Peterloo, a demonstration for the vote and democratic rights which took place at St Peter’s Field Manchester on Monday 16 August 1819, is a landmark event in British working class history.

The murder by troops of 11 protesters, with 400 injured, ensures it will be forever remembered.

St Peter’s Field, where the protesters gathered on that sunny morning, is where the old Free Trade Hall now stands in central Manchester.

Even reading one of the standard accounts of what took place today, such as that by the middle class reformer Samuel Bamford, it is striking how much violence was used by the authorities to disperse the protesters and arrest the leading speaker Henry “Orator” Hunt. It was not simply a skirmish or a riot. It really was a massacre, with people cut down in their hundreds.

Yet neither the demonstration itself nor the authorities’ reaction to it was an accident.

The Napoleonic Wars, which ended in 1815, had seen the repression of working class dissent and the breaking of a number of conspiratorial attempts to force change, often provoked by government agents provocateurs.

By 1818 this was beginning to change. A vigorous radical press was being published, and a deliberate switch of strategy to open public meetings was underway.

The challenge of the reformers proved awkward for the government because the demands – for the right to organise politically, for the freedom of the press and freedom of assembly – were supposed, in theory, to exist. The fear was what would happen if those rights were exercised by a growing working class movement.

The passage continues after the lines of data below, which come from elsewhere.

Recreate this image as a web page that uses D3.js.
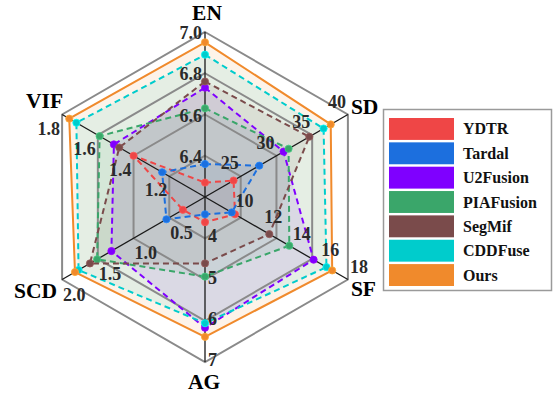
<!DOCTYPE html>
<html>
<head>
<meta charset="utf-8">
<script src="https://cdn.jsdelivr.net/npm/d3@7"></script>
<style>
  html, body { margin: 0; padding: 0; background: #fff; }
  svg { display: block; }
</style>
</head>
<body>
<svg id="chart" width="559" height="395"></svg>
<script>
// ---------- data ----------
const axesNames = ["EN", "SD", "SF", "AG", "SCD", "VIF"];
const axisMin   = [6.2, 20, 8, 3, 0, 1.0];
const axisMax   = [7.0, 40, 18, 7, 2.0, 1.8];
const tickEN  = [6.4, 6.6, 6.8, 7.0];
const tickSD  = [25, 30, 35, 40];
const tickSF  = [10, 12, 14, 16, 18];
const tickAG  = [4, 5, 6, 7];
const tickSCD = [0.5, 1.0, 1.5, 2.0];
const tickVIF = [1.2, 1.4, 1.6, 1.8];
const tickFormats = [".1f", "d", "d", "d", ".1f", ".1f"];

const methods = ["YDTR", "Tardal", "U2Fusion", "PIAFusion", "SegMif", "CDDFuse", "Ours"];
// values in axis order: EN, SD, SF, AG, SCD, VIF
const YDTR      = [6.27, 24.0, 10.1, 3.61, 0.31, 1.40];
const Tardal    = [6.36, 27.6, 9.87, 3.42, 0.54, 1.24];
const U2Fusion  = [6.73, 31.0, 15.6, 6.17, 1.31, 1.51];
const PIAFusion = [6.63, 31.7, 13.9, 4.93, 1.51, 1.59];
const SegMif    = [6.76, 34.6, 12.5, 4.61, 1.61, 1.48];
const CDDFuse   = [6.89, 36.6, 16.5, 6.06, 1.77, 1.72];
const Ours      = [6.95, 37.6, 16.9, 6.39, 1.82, 1.76];

// ---------- style ----------
const colors = ["#ef4646", "#1c6fde", "#7f00ff", "#3aa66a", "#7a4b4b", "#00cccc", "#f08a2c"];
const seriesValues = [YDTR, Tardal, U2Fusion, PIAFusion, SegMif, CDDFuse, Ours];
const allTicks = [tickEN, tickSD, tickSF, tickAG, tickSCD, tickVIF];

const cx = 205, cy = 197, R = 165, nRings = 4;
const svg = d3.select("#chart");
const font = "'Liberation Serif', 'Times New Roman', serif";

const angles = axesNames.map((_, i) => -Math.PI / 2 + i * Math.PI / 3);
const scales = axesNames.map((_, i) => d3.scaleLinear().domain([axisMin[i], axisMax[i]]).range([0, R]));
const pt = (i, r) => [cx + r * Math.cos(angles[i]), cy + r * Math.sin(angles[i])];

const g = svg.append("g");

// series fills
const line = d3.line().curve(d3.curveLinearClosed);
seriesValues.forEach((vals, s) => {
  const pts = vals.map((v, i) => pt(i, scales[i](v)));
  g.append("path").attr("d", line(pts))
    .attr("fill", colors[s]).attr("fill-opacity", 0.1).attr("stroke", "none");
});

// grid rings
const ringScale = d3.scaleLinear().domain([0, nRings]).range([0, R]);
d3.range(1, nRings + 1).forEach(k => {
  const pts = axesNames.map((_, i) => pt(i, ringScale(k)));
  g.append("path").attr("d", line(pts))
    .attr("fill", "none").attr("stroke", "#8a8a8a").attr("stroke-width", 2);
});

// spokes
axesNames.forEach((_, i) => {
  const [x, y] = pt(i, R);
  g.append("line").attr("x1", cx).attr("y1", cy).attr("x2", x).attr("y2", y)
    .attr("stroke", "#1a1a1a").attr("stroke-width", 1.3);
});

// series lines & markers
seriesValues.forEach((vals, s) => {
  const pts = vals.map((v, i) => pt(i, scales[i](v)));
  g.append("path").attr("d", line(pts))
    .attr("fill", "none").attr("stroke", colors[s]).attr("stroke-width", 2)
    .attr("stroke-dasharray", methods[s] === "Ours" ? null : "6,4");
  g.selectAll(null).data(pts).enter().append("circle")
    .attr("cx", d => d[0]).attr("cy", d => d[1]).attr("r", 3.6)
    .attr("fill", colors[s]).attr("stroke", d3.color(colors[s]).brighter(0.6)).attr("stroke-width", 0.8);
});

// tick labels
const tickOff = [
  {a: "end", dx: -3, dy: 7},
  {a: "end", dx: -2, dy: -7},
  {a: "start", dx: 2, dy: -7},
  {a: "start", dx: 3, dy: 4},
  {a: "start", dx: 1, dy: 21},
  {a: "end", dx: -2, dy: 20}
];
allTicks.forEach((ticks, i) => {
  const fmt = d3.format(tickFormats[i]);
  ticks.forEach(t => {
    const [x, y] = pt(i, scales[i](t));
    g.append("text").attr("x", x + tickOff[i].dx).attr("y", y + tickOff[i].dy)
      .attr("text-anchor", tickOff[i].a)
      .attr("font-family", font).attr("font-size", 18).attr("font-weight", "bold").attr("fill", "#2a2a2a")
      .text(fmt(t));
  });
});

// axis labels
const labOff = [
  {a: "middle", dx: 2, dy: -12},
  {a: "start", dx: 3, dy: -1},
  {a: "start", dx: 3, dy: 16},
  {a: "middle", dx: -1, dy: 27},
  {a: "end", dx: -5, dy: 18},
  {a: "end", dx: 1, dy: -7}
];
axesNames.forEach((name, i) => {
  const [x, y] = pt(i, R);
  g.append("text").attr("x", x + labOff[i].dx).attr("y", y + labOff[i].dy)
    .attr("text-anchor", labOff[i].a)
    .attr("font-family", font).attr("font-size", 21.5).attr("font-weight", "bold").attr("fill", "#000")
    .text(name);
});

// legend
const lg = svg.append("g");
lg.append("rect").attr("x", 383.5).attr("y", 109.5).attr("width", 168).attr("height", 181)
  .attr("fill", "#fff").attr("stroke", "#9a9a9a").attr("stroke-width", 1.5);
const legY = d3.scaleBand().domain(methods).range([118, 286]).paddingInner(0.1);
methods.forEach((m, s) => {
  lg.append("rect").attr("x", 389).attr("y", legY(m)).attr("width", 65).attr("height", legY.bandwidth())
    .attr("fill", colors[s]);
  lg.append("text").attr("x", 463).attr("y", legY(m) + legY.bandwidth() / 2 + 5.5)
    .attr("font-family", font).attr("font-size", 16).attr("font-weight", "bold").attr("fill", "#111")
    .text(m);
});
</script>
</body>
</html>
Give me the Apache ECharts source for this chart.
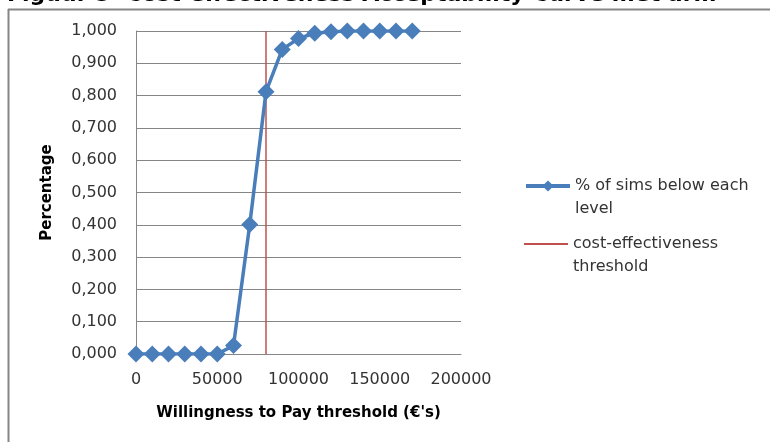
<!DOCTYPE html>
<html>
<head>
<meta charset="utf-8">
<script src="https://cdn.jsdelivr.net/npm/echarts@6/dist/echarts.min.js"></script>
<style>
  html, body { margin: 0; padding: 0; background: #fff; }
  #chart { width: 770px; height: 442px; }
</style>
</head>
<body>
<div id="chart"></div>
<script>
// willingness to pay thresholds (euro)
var wtp = [0, 10000, 20000, 30000, 40000, 50000, 60000, 70000, 80000, 90000,
           100000, 110000, 120000, 130000, 140000, 150000, 160000, 170000];
// share of simulations below each level
var pctBelow = [0, 0, 0, 0, 0, 0, 0.026, 0.401, 0.812, 0.943,
                0.977, 0.993, 0.998, 1, 1, 1, 1, 1];
var thresholdX = [80000, 80000];
var thresholdY = [0, 1];
var xTicks = [0, 50000, 100000, 150000, 200000];

var seriesNames = ['% of sims below each level', 'cost-effectiveness threshold'];
// leading empty line keeps the first text line level with the legend icon
var legendText = {};
legendText[seriesNames[0]] = '\n% of sims below each\nlevel';
legendText[seriesNames[1]] = '\ncost-effectiveness\nthreshold';

var fontName = 'DejaVu Sans';
var txtColor = '#333';

var myChart = echarts.init(document.getElementById('chart'), null, { renderer: 'canvas' });

function legendFor(name, top, icon, h, lw) {
    return {
        data: [{ name: name, icon: icon }],
        left: 524,
        top: top,
        padding: 0,
        itemWidth: 44,
        itemHeight: h,
        lineStyle: { width: lw },
        formatter: function (n) { return legendText[n]; },
        textStyle: {
            fontFamily: fontName,
            fontSize: 16,
            color: txtColor,
            lineHeight: 23
        }
    };
}

var option = {
    backgroundColor: '#fff',
    animation: false,
    graphic: [
        {
            type: 'text',
            left: 7,
            top: -16,
            style: {
                text: 'Figuur 5  Cost-effectiveness Acceptability Curve met arm',
                font: 'bold 22px ' + fontName,
                fill: '#000'
            }
        },
        {
            type: 'line',
            shape: { x1: 8, y1: 9.5, x2: 770, y2: 9.5 },
            style: { stroke: '#868686', lineWidth: 2 }
        },
        {
            type: 'line',
            shape: { x1: 8.5, y1: 9, x2: 8.5, y2: 442 },
            style: { stroke: '#868686', lineWidth: 2 }
        }
    ],
    grid: {
        left: 136,
        right: 309,
        top: 31,
        bottom: 88,
        containLabel: false
    },
    legend: [
        legendFor(seriesNames[0], 151.5, undefined, 14, 4),
        legendFor(seriesNames[1], 209.5, 'rect', 2, 2)
    ],
    xAxis: {
        type: 'value',
        min: xTicks[0],
        max: xTicks[xTicks.length - 1],
        interval: xTicks[1] - xTicks[0],
        name: 'Willingness to Pay threshold (€\'s)',
        nameLocation: 'middle',
        nameGap: 52,
        nameTextStyle: { fontFamily: fontName, fontSize: 15, fontWeight: 'bold', color: '#000' },
        axisLine: { show: true, lineStyle: { color: '#868686', width: 1 } },
        axisTick: { show: false },
        splitLine: { show: false },
        axisLabel: {
            fontFamily: fontName, fontSize: 16, color: txtColor, margin: 18,
            formatter: function (v) { return String(v); }
        }
    },
    yAxis: {
        type: 'value',
        min: 0,
        max: 1,
        interval: 0.1,
        name: 'Percentage',
        nameLocation: 'middle',
        nameGap: 81,
        nameRotate: 90,
        nameTextStyle: { fontFamily: fontName, fontSize: 15, fontWeight: 'bold', color: '#000' },
        axisLine: { show: true, lineStyle: { color: '#868686', width: 1 } },
        axisTick: { show: false },
        splitLine: { show: true, lineStyle: { color: '#868686', width: 1 } },
        axisLabel: {
            fontFamily: fontName, fontSize: 16, color: txtColor, margin: 19,
            formatter: function (v) { return v.toFixed(3).replace('.', ','); }
        }
    },
    series: [
        {
            name: seriesNames[0],
            type: 'line',
            data: wtp.map(function (x, i) { return [x, pctBelow[i]]; }),
            symbol: 'diamond',
            symbolSize: 17,
            lineStyle: { color: '#4A7EBB', width: 3.5 },
            itemStyle: { color: '#4A7EBB' },
            z: 3
        },
        {
            name: seriesNames[1],
            type: 'line',
            data: thresholdX.map(function (x, i) { return [x, thresholdY[i]]; }),
            symbol: 'none',
            lineStyle: { color: '#C0504D', width: 1.5 },
            itemStyle: { color: '#C0504D' },
            z: 2
        }
    ]
};

myChart.setOption(option);
</script>
</body>
</html>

Trade unions, still illegal in 1819, played a central role in organising meetings around the country for democratic rights, and soldiers demobbed from the Napoleonic campaigns were influential in the meetings.

In 1832 the ruling class would feel just strong enough to buy off such a movement for democratic rights with a Reform Act. But in 1819 it decided to confront it instead. And that is why Peterloo took place.

The awareness of a decisive battle was there on the part of the working class reformers too. For some weeks before Peterloo organised groups from the communities surrounding Manchester had met in the early morning or late at night to drill and prepare themselves for the demonstration.

They were “armed” with no more than sticks and staves, and their preparations were for

self defence rather than for a challenge to the state.

Henry Hunt had even intervened to make sure that this was the case.

What alarmed the authorities was not that they would face an armed group of men and women – for women were at Peterloo in large numbers – but that the working class were organising in an open and disciplined manner.

One eyewitness said that the demonstrators “mostly dressed in their best and brought with them their wives”.

At first it had been thought that the troops around St Peter’s Field were there simply as a precaution, but they rode into the densely packed crowd with their sabres drawn, slashing at protesters as they went.

Their stated aim was to arrest Henry Hunt, Bamford and other speakers, which they did.

St Peter’s Field was reported to have been cleared of people in around ten minutes, save for mounds of the dead and injured left groaning on the ground, while the Manchester yeomanry spent their time cleaning the blood off their sabres.

The yeomanry were a particular kind of cavalry. They were drawn from the Manchester manufacturers.

In effect, as historian EP Thompson has noted, they were “merchants, publicans and shopkeepers on horseback”, and their attack on those who sought reform was one of class hatred.

In the circumstances it might be thought that the government would distance itself from the massacre. Not at all.

Within a fortnight the home secretary, Sidmouth, and the prince regent had congratulated the military and the Manchester magistrates, who had given the yeomanry their orders, on their “prompt, decisive and efficient measures for the preservation of the public peace”.

If those who authorised and organised the massacre were rewarded, those who led the demonstration had to go to jail.

Henry Hunt got two and half a years and Samuel Bamford a year. By the end of 1819 the government had passed the “Six Acts”, which effectively made it illegal to hold public meetings and muzzled the press.